Черное и белое - страница 197
Эти признания я пишу в пять часов сорок минут утра, ибо в другое время я бы их написать не мог. За мной тянется хвост почтовых задолженностей, длиной приблизительно в три недели, так как я не ответил еще на множество писем того времени.
Пишущая машинка окружена стопками перепутанных машинописных рукописей, конвертов, книг, корректур и других бумаг. Те, что на столе уже не помещаются, громоздятся стопками на подоконниках. Передо мной, на полке – длинный ряд скоросшивателей с прошлогодней корреспонденцией. Оттуда выглядывают подзорная труба для наблюдения за кометой Когоутека, приобретенная в декабре прошлого года, китобойная шхуна, собственность моего сына, в последнее время судовладельца-любителя, а также множество других жизненно необходимых предметов. Одним словом, я подвергаюсь по сути фатальной бюрократизации, но вместо того, чтобы защищаться от нее, приняв на работу секретаря, как благоразумно советует известный специалист Мельхиор, я пишу письмо в «Przekrój».

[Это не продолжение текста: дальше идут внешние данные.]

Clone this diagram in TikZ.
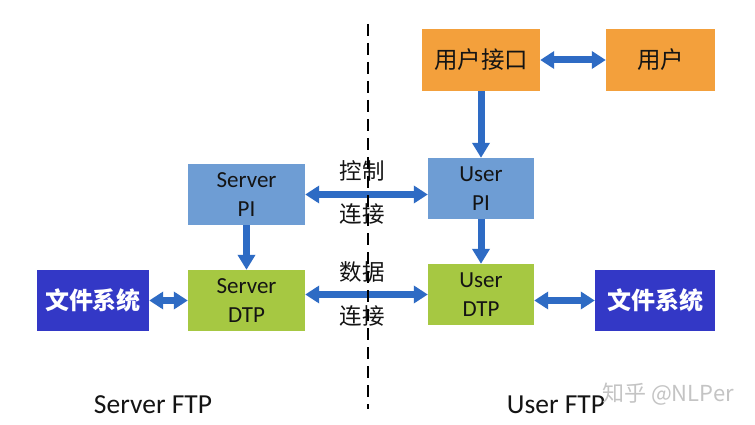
\documentclass[tikz,border=0pt]{standalone}
\usepackage{fontspec}
\setmainfont{Carlito}
\newfontfamily\cjk{Noto Sans CJK SC}
\usetikzlibrary{arrows.meta,calc}
\definecolor{orangebox}{HTML}{F3A03C}
\definecolor{pibox}{HTML}{6E9DD4}
\definecolor{dtpbox}{HTML}{A6C842}
\definecolor{fsbox}{HTML}{3338C6}
\definecolor{arrowblue}{HTML}{2E6BC4}
\definecolor{txt}{HTML}{141414}
\definecolor{wm}{HTML}{C4C4C4}
\tikzset{
  box/.style={rectangle, inner sep=0pt, align=center, text=txt},
  obox/.style={box, fill=orangebox, font=\cjk\fontsize{23.5}{28}\selectfont},
  pbox/.style={box, fill=pibox, font=\fontsize{23}{29}\selectfont},
  gbox/.style={box, fill=dtpbox, font=\fontsize{23}{29}\selectfont},
  fbox/.style={box, fill=fsbox, text=white, font=\cjk\bfseries\fontsize{24}{28}\selectfont},
  conn/.style={draw=arrowblue, line width=7pt},
  bi/.style={conn, {Triangle[length=14pt,width=17pt]}-{Triangle[length=14pt,width=17pt]}},
  uni/.style={conn, -{Triangle[length=15pt,width=17pt]}},
  lbl/.style={font=\cjk\fontsize{22.5}{26}\selectfont, text=txt, inner sep=0pt},
  foot/.style={font=\fontsize{27.5}{32}\selectfont, text=txt, inner sep=0pt}
}
\begin{document}
\begin{tikzpicture}[x=1pt,y=-1pt]
\useasboundingbox (0,0) rectangle (755,425);
\fill[white] (0,0) rectangle (755,425);
% boxes
\node[obox, minimum width=118pt, minimum height=62pt] (ui) at (481,60) {用户接口};
\node[obox, minimum width=109pt, minimum height=62pt] (user) at (660.5,60) {用户};
\node[pbox, minimum width=106pt, minimum height=61pt] (upi) at (481,188.5) {User\\PI};
\node[pbox, minimum width=117pt, minimum height=61pt] (spi) at (246.5,194.5) {Server\\PI};
\node[gbox, minimum width=117pt, minimum height=61pt] (sdtp) at (246.5,300.5) {Server\\DTP};
\node[gbox, minimum width=106pt, minimum height=61pt] (udtp) at (481,294.5) {User\\DTP};
\node[fbox, minimum width=112pt, minimum height=61pt] (fsl) at (93,300.5) {文件系统};
\node[fbox, minimum width=120pt, minimum height=61pt] (fsr) at (655,300.5) {文件系统};
% labels
\node[lbl] (l1) at (362,171) {控制};
\node[lbl] (l2) at (362,214) {连接};
\node[lbl] (l3) at (362,272) {数据};
\node[lbl] (l4) at (362,316) {连接};
\node[foot] (sftp) at (153,405) {Server FTP};
\node[foot] (uftp) at (556,405) {User FTP};
\node[font=\cjk\fontsize{22}{26}\selectfont, text=wm, inner sep=0pt] (wmk) at (668,394) {知乎 @NLPer};
% connectors
\draw[bi] (ui.east) -- (user.west);
\draw[uni] (ui.south) -- (upi.north);
\draw[bi] (spi.east) -- (spi.east -| upi.west);
\draw[uni] (spi.south) -- (sdtp.north);
\draw[uni] (upi.south) -- (udtp.north);
\draw[bi] (fsl.east) -- (sdtp.west);
\draw[bi] (udtp.west -| sdtp.east) -- (udtp.west);
\draw[bi] (fsr.west -| udtp.east) -- (fsr.west);
% divider
\coordinate (dtop) at (368,24);
\coordinate (dbot) at (368,409);
\draw[line width=2.6pt, dash pattern=on 12pt off 7pt] (dtop) -- (dbot);
\end{tikzpicture}
\end{document}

Но прошу учесть, как бы работа секретаря выглядела у меня на практике. Я не получаю корреспонденцию мешками, а только от четырех до шести – это дневная порция. Может быть, лучше представить дело на конкретном примере вчерашнего дня. Я получил:
1) предварительную корректуру очередного романа от американского издателя;
2) часть перевода другого романа – для авторизации;
3) письмо от художника из Киева, который на четырех страницах анализирует мои книги и к этой критике присоединяет собственный перевод стихотворения, которое создал в «Кибериаде» так называемый Электрувер;
4) письмо из университета в Регенсбурге, куда я должен ехать в мае с лекцией;
5) письмо от редактора моих книг из США;
6) письмо от одного краковского логика, который объясняет мне, как в настоящее время логика относится к понятию противоречия в связи с изучением так называемых международных языков.
Поскольку типография как всегда ждет и как всегда у нее горит, сначала я взялся за корректуру, которая, впрочем, заключается только в проверке, нет ли в английском тексте каких-либо нонсенсов (книгу верстал компьютер – компьютеры тоже делают глупости). Корректуру прервали два телефонных звонка: из ГДР, куда меня приглашали на радиоинтервью (я отказал), и из Литературного издательства (Wydawnictwo Literackie), куда отправлюсь сегодня (с корректурой нового издания «Суммы технологии» и чтобы рассмотреть образцы обложек к серии произведений фантастики со всего мира, которые я выбираю, так называемые «сливки жанра»[272]). Затем я авторизировал перевод, написал четыре просроченных письма и рылся в бумагах на столе, чтобы найти необходимые заметки.
В перерывах же этих офисных работ я колотил выбивалкой покрывало с кровати, отдаваясь грустным размышлениям на тему замка в дверях, который собственноручно искромсал топором и ломиком тремя днями ранее, ибо замок заклинило, а теперь надо установить новый, что не очень просто сделать.
Кроме того, я выпил кофе, почесал брюхо собаке, выгнал одного вредного кота, вернувшись же в свою комнату, в течение минуты с грустью присматривался к рукописям нескольких новых вещей, придавленных массой других бумаг, рукописям, за которые не могу взяться уже два месяца. После чего опять начал читать английский перевод. Он оказался столь замечательным – может, это из-за моего недостаточного знания этого языка, но у меня было впечатление, что переводчик местами улучшил звучание оригинала, – что следовало бы ему об этом написать, только когда? В конце концов, я решил отправить благодарственную телеграмму.
С сухой, статистической стороны, дело выглядит так: неправда то, что печатают зарубежные издатели на обложках моих книг, будто бы тираж превысил восемь миллионов экземпляров (мне кажется, что дотянул только самое большее до шести), но зато в этом году появится перевод на двадцать восьмом языке. В этом году за границей уже были изданы четыре мои книги. Напечатают еще одиннадцать или двенадцать: в Венгрии, Японии, ГДР, ФРГ, Румынии, Швеции и других странах. Замечательно, но это и необыкновенно тяжелый труд.